_WHAT THE EXERCISE ASKS:_ Without the pictures, print the lines running from the beginning of the material to the line containing "return 1 - py / H", both ends included.

_RECORDED INFORMATION:_
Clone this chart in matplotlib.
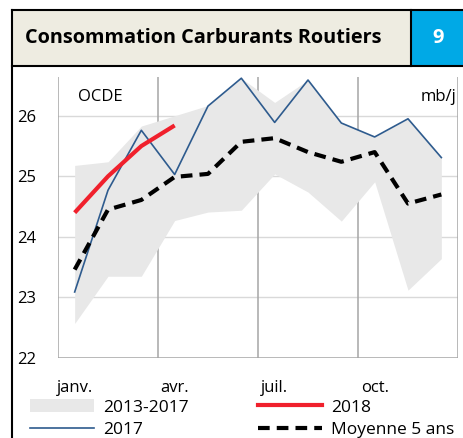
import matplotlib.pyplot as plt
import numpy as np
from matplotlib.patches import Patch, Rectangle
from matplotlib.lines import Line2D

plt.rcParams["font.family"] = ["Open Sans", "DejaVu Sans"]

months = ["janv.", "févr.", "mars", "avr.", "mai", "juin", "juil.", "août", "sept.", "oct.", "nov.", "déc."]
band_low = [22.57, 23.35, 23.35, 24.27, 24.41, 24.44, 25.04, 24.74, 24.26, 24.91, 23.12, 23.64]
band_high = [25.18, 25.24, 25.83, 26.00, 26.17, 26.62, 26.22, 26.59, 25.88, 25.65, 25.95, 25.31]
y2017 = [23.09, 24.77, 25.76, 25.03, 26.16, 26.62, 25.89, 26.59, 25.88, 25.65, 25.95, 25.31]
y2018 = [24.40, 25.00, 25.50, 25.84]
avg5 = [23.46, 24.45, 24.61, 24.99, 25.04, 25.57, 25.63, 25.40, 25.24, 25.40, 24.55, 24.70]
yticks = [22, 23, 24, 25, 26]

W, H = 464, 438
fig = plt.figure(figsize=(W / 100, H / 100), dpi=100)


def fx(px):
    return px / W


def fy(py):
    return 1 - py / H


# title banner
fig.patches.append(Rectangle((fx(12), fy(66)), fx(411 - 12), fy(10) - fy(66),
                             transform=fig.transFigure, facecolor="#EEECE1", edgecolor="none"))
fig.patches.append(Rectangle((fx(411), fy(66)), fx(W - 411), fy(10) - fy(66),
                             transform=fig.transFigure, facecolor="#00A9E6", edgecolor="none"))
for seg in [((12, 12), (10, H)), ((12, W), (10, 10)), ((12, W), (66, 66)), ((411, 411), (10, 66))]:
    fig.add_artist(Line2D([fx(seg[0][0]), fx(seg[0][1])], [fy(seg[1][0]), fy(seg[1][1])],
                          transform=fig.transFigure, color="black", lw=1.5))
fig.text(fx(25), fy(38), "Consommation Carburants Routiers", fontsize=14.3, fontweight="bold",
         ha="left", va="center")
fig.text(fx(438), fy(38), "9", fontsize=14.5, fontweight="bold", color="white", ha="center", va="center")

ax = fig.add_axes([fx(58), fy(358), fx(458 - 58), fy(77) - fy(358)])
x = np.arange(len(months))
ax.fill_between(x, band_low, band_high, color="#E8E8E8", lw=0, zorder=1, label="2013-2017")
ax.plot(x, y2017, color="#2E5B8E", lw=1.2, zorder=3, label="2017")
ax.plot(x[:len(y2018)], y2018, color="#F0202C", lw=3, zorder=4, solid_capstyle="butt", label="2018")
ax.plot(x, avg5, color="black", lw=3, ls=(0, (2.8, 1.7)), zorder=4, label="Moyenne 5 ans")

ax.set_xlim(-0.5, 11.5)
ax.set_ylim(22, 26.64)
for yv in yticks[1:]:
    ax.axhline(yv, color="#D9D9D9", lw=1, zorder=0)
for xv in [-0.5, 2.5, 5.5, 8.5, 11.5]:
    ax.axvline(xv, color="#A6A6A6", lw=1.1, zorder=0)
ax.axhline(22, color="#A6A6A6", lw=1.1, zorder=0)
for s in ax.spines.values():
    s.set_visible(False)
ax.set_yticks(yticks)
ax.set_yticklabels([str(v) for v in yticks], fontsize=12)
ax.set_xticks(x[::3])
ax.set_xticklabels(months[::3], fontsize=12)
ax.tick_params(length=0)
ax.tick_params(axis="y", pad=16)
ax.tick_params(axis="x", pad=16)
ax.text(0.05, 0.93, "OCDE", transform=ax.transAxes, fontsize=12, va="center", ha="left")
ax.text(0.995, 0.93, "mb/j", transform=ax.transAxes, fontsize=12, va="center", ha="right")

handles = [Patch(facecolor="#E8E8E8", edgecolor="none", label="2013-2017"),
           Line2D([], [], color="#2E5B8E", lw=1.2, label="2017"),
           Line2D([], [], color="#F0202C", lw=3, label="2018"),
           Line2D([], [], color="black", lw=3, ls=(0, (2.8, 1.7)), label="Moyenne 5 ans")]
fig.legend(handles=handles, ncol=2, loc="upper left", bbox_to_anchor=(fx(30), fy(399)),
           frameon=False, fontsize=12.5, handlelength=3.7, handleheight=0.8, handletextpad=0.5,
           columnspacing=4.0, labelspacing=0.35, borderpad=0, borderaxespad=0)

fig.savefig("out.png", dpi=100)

_COMPLETE ANSWER:_
Clone this chart in matplotlib.
import matplotlib.pyplot as plt
import numpy as np
from matplotlib.patches import Patch, Rectangle
from matplotlib.lines import Line2D

plt.rcParams["font.family"] = ["Open Sans", "DejaVu Sans"]

months = ["janv.", "févr.", "mars", "avr.", "mai", "juin", "juil.", "août", "sept.", "oct.", "nov.", "déc."]
band_low = [22.57, 23.35, 23.35, 24.27, 24.41, 24.44, 25.04, 24.74, 24.26, 24.91, 23.12, 23.64]
band_high = [25.18, 25.24, 25.83, 26.00, 26.17, 26.62, 26.22, 26.59, 25.88, 25.65, 25.95, 25.31]
y2017 = [23.09, 24.77, 25.76, 25.03, 26.16, 26.62, 25.89, 26.59, 25.88, 25.65, 25.95, 25.31]
y2018 = [24.40, 25.00, 25.50, 25.84]
avg5 = [23.46, 24.45, 24.61, 24.99, 25.04, 25.57, 25.63, 25.40, 25.24, 25.40, 24.55, 24.70]
yticks = [22, 23, 24, 25, 26]

W, H = 464, 438
fig = plt.figure(figsize=(W / 100, H / 100), dpi=100)


def fx(px):
    return px / W


def fy(py):
    return 1 - py / H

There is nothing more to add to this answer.